What you need to do —
Below is a listing to write out in full, exactly as given, without its pictures.

Data extract —
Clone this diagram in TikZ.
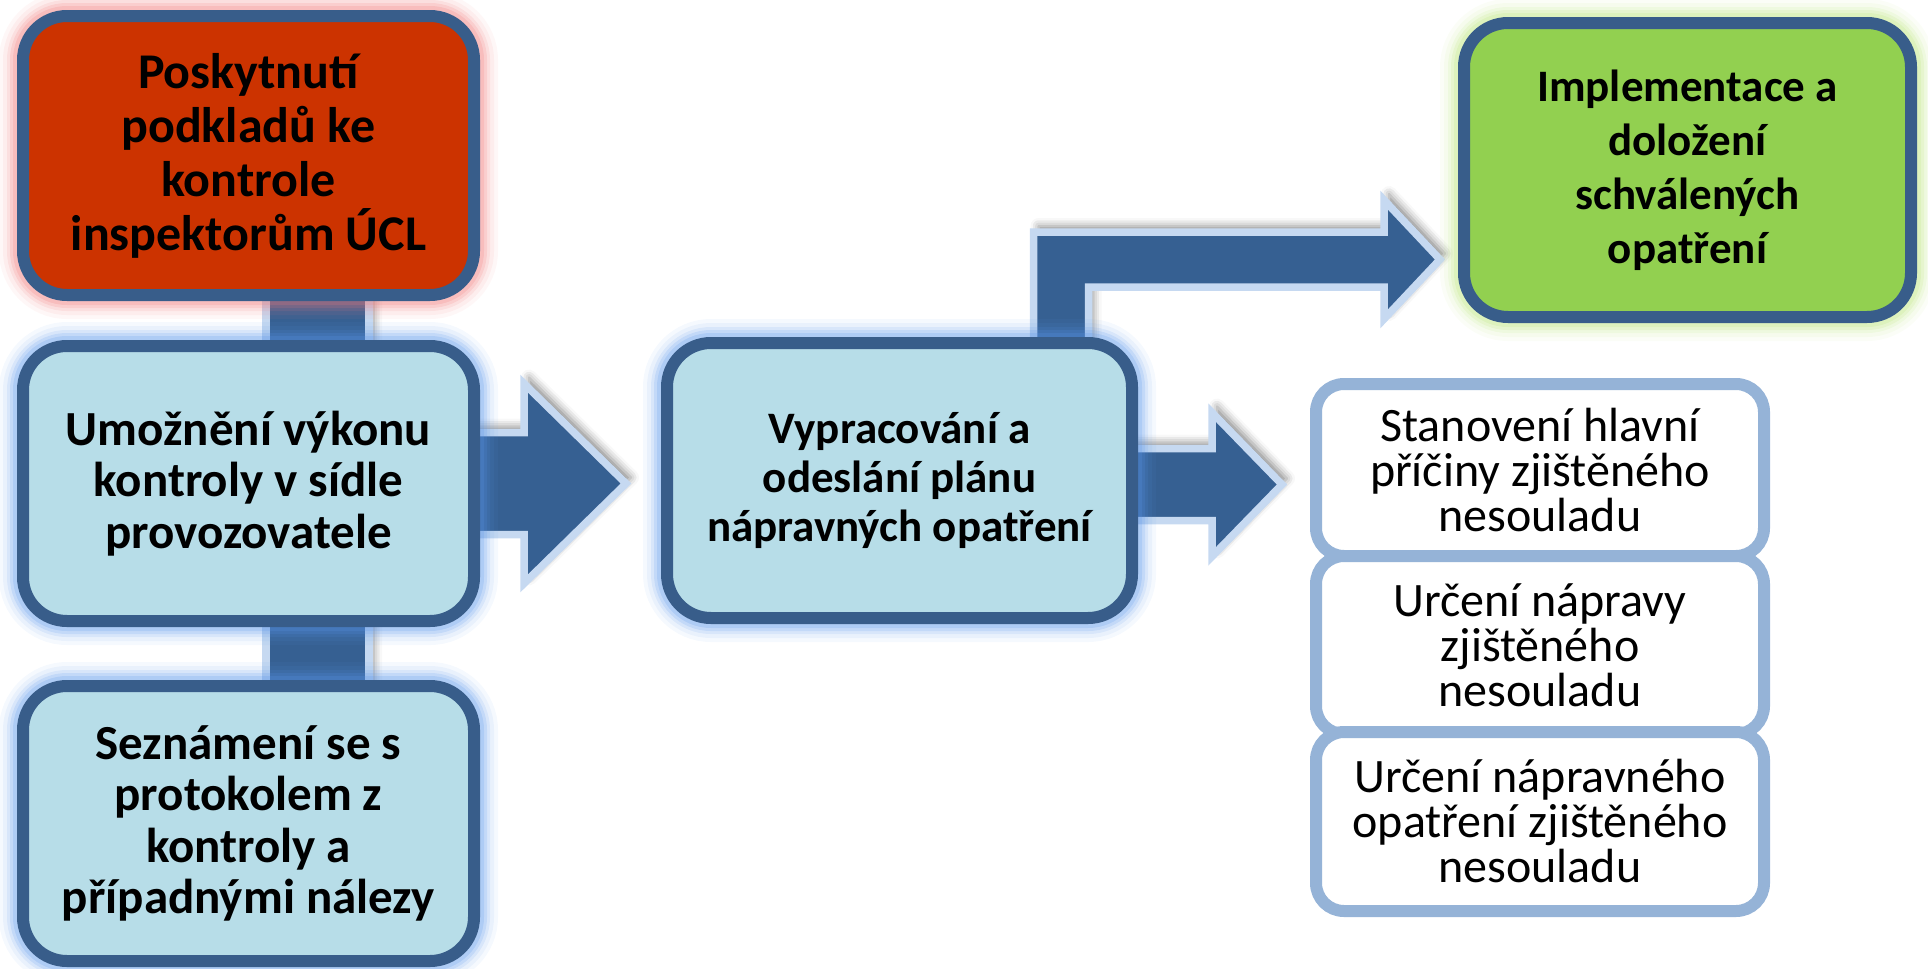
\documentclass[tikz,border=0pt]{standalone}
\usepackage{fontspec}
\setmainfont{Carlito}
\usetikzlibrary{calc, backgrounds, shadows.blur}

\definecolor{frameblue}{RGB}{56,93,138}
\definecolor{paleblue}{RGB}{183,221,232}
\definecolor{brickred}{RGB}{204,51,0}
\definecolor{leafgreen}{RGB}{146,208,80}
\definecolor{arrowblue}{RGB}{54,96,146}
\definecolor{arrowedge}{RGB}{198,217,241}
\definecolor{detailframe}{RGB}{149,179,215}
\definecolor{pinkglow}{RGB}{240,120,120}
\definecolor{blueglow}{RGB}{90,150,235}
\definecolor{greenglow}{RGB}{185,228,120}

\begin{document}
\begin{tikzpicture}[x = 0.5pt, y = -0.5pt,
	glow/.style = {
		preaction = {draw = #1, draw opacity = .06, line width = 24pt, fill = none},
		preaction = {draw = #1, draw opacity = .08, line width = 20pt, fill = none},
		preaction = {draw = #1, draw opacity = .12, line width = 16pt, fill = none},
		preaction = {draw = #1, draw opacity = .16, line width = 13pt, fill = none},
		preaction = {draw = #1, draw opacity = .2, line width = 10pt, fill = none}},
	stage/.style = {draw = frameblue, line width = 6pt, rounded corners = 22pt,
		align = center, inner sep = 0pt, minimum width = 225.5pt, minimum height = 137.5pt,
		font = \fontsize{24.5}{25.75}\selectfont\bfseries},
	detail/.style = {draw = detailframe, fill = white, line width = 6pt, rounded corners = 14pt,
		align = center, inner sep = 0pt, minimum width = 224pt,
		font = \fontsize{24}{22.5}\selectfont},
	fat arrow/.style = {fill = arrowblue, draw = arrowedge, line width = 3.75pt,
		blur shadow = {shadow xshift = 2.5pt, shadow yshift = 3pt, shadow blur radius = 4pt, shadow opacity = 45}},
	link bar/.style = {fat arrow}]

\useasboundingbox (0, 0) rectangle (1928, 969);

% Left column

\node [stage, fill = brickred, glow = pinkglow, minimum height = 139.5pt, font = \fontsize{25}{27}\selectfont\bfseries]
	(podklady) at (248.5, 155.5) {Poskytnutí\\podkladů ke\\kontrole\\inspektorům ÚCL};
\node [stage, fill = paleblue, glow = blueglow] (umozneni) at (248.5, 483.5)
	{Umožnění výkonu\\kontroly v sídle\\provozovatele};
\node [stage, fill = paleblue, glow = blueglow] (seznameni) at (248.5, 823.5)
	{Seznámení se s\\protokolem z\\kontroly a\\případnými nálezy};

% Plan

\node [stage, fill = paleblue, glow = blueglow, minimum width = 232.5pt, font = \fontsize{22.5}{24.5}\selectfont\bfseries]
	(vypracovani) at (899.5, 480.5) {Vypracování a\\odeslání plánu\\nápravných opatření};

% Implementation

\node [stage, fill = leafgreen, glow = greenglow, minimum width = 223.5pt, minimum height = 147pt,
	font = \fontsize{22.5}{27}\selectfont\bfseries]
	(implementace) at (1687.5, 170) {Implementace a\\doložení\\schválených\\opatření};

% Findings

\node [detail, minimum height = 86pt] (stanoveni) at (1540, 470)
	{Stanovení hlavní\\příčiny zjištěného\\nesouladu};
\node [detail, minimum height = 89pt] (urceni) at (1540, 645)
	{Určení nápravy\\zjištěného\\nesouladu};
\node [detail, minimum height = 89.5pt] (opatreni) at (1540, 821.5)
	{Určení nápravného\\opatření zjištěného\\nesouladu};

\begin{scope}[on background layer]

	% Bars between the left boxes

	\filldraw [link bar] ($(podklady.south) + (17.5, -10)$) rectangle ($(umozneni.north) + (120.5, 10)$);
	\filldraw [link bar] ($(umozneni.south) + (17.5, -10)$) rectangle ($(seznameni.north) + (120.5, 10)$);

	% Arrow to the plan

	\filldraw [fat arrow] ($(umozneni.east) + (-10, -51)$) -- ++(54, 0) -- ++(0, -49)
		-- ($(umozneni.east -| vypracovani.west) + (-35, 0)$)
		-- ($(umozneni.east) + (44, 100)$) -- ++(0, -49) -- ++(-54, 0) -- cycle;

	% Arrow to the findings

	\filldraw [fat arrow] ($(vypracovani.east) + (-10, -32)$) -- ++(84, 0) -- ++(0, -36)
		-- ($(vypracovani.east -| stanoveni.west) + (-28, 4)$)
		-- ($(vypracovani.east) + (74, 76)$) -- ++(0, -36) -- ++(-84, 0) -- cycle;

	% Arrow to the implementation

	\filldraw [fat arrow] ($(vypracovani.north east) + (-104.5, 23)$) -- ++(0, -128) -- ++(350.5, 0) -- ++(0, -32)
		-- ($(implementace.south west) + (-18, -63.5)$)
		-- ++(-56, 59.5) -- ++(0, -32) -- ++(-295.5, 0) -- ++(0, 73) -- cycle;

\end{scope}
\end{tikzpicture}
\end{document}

Response to the exercise —
Clone this diagram in TikZ.
\documentclass[tikz,border=0pt]{standalone}
\usepackage{fontspec}
\setmainfont{Carlito}
\usetikzlibrary{calc, backgrounds, shadows.blur}

\definecolor{frameblue}{RGB}{56,93,138}
\definecolor{paleblue}{RGB}{183,221,232}
\definecolor{brickred}{RGB}{204,51,0}
\definecolor{leafgreen}{RGB}{146,208,80}
\definecolor{arrowblue}{RGB}{54,96,146}
\definecolor{arrowedge}{RGB}{198,217,241}
\definecolor{detailframe}{RGB}{149,179,215}
\definecolor{pinkglow}{RGB}{240,120,120}
\definecolor{blueglow}{RGB}{90,150,235}
\definecolor{greenglow}{RGB}{185,228,120}

\begin{document}
\begin{tikzpicture}[x = 0.5pt, y = -0.5pt,
	glow/.style = {
		preaction = {draw = #1, draw opacity = .06, line width = 24pt, fill = none},
		preaction = {draw = #1, draw opacity = .08, line width = 20pt, fill = none},
		preaction = {draw = #1, draw opacity = .12, line width = 16pt, fill = none},
		preaction = {draw = #1, draw opacity = .16, line width = 13pt, fill = none},
		preaction = {draw = #1, draw opacity = .2, line width = 10pt, fill = none}},
	stage/.style = {draw = frameblue, line width = 6pt, rounded corners = 22pt,
		align = center, inner sep = 0pt, minimum width = 225.5pt, minimum height = 137.5pt,
		font = \fontsize{24.5}{25.75}\selectfont\bfseries},
	detail/.style = {draw = detailframe, fill = white, line width = 6pt, rounded corners = 14pt,
		align = center, inner sep = 0pt, minimum width = 224pt,
		font = \fontsize{24}{22.5}\selectfont},
	fat arrow/.style = {fill = arrowblue, draw = arrowedge, line width = 3.75pt,
		blur shadow = {shadow xshift = 2.5pt, shadow yshift = 3pt, shadow blur radius = 4pt, shadow opacity = 45}},
	link bar/.style = {fat arrow}]

\useasboundingbox (0, 0) rectangle (1928, 969);

% Left column

\node [stage, fill = brickred, glow = pinkglow, minimum height = 139.5pt, font = \fontsize{25}{27}\selectfont\bfseries]
	(podklady) at (248.5, 155.5) {Poskytnutí\\podkladů ke\\kontrole\\inspektorům ÚCL};
\node [stage, fill = paleblue, glow = blueglow] (umozneni) at (248.5, 483.5)
	{Umožnění výkonu\\kontroly v sídle\\provozovatele};
\node [stage, fill = paleblue, glow = blueglow] (seznameni) at (248.5, 823.5)
	{Seznámení se s\\protokolem z\\kontroly a\\případnými nálezy};

% Plan

\node [stage, fill = paleblue, glow = blueglow, minimum width = 232.5pt, font = \fontsize{22.5}{24.5}\selectfont\bfseries]
	(vypracovani) at (899.5, 480.5) {Vypracování a\\odeslání plánu\\nápravných opatření};

% Implementation

\node [stage, fill = leafgreen, glow = greenglow, minimum width = 223.5pt, minimum height = 147pt,
	font = \fontsize{22.5}{27}\selectfont\bfseries]
	(implementace) at (1687.5, 170) {Implementace a\\doložení\\schválených\\opatření};

% Findings

\node [detail, minimum height = 86pt] (stanoveni) at (1540, 470)
	{Stanovení hlavní\\příčiny zjištěného\\nesouladu};
\node [detail, minimum height = 89pt] (urceni) at (1540, 645)
	{Určení nápravy\\zjištěného\\nesouladu};
\node [detail, minimum height = 89.5pt] (opatreni) at (1540, 821.5)
	{Určení nápravného\\opatření zjištěného\\nesouladu};

\begin{scope}[on background layer]

	% Bars between the left boxes

	\filldraw [link bar] ($(podklady.south) + (17.5, -10)$) rectangle ($(umozneni.north) + (120.5, 10)$);
	\filldraw [link bar] ($(umozneni.south) + (17.5, -10)$) rectangle ($(seznameni.north) + (120.5, 10)$);

	% Arrow to the plan

	\filldraw [fat arrow] ($(umozneni.east) + (-10, -51)$) -- ++(54, 0) -- ++(0, -49)
		-- ($(umozneni.east -| vypracovani.west) + (-35, 0)$)
		-- ($(umozneni.east) + (44, 100)$) -- ++(0, -49) -- ++(-54, 0) -- cycle;

	% Arrow to the findings

	\filldraw [fat arrow] ($(vypracovani.east) + (-10, -32)$) -- ++(84, 0) -- ++(0, -36)
		-- ($(vypracovani.east -| stanoveni.west) + (-28, 4)$)
		-- ($(vypracovani.east) + (74, 76)$) -- ++(0, -36) -- ++(-84, 0) -- cycle;

	% Arrow to the implementation

	\filldraw [fat arrow] ($(vypracovani.north east) + (-104.5, 23)$) -- ++(0, -128) -- ++(350.5, 0) -- ++(0, -32)
		-- ($(implementace.south west) + (-18, -63.5)$)
		-- ++(-56, 59.5) -- ++(0, -32) -- ++(-295.5, 0) -- ++(0, 73) -- cycle;

\end{scope}
\end{tikzpicture}
\end{document}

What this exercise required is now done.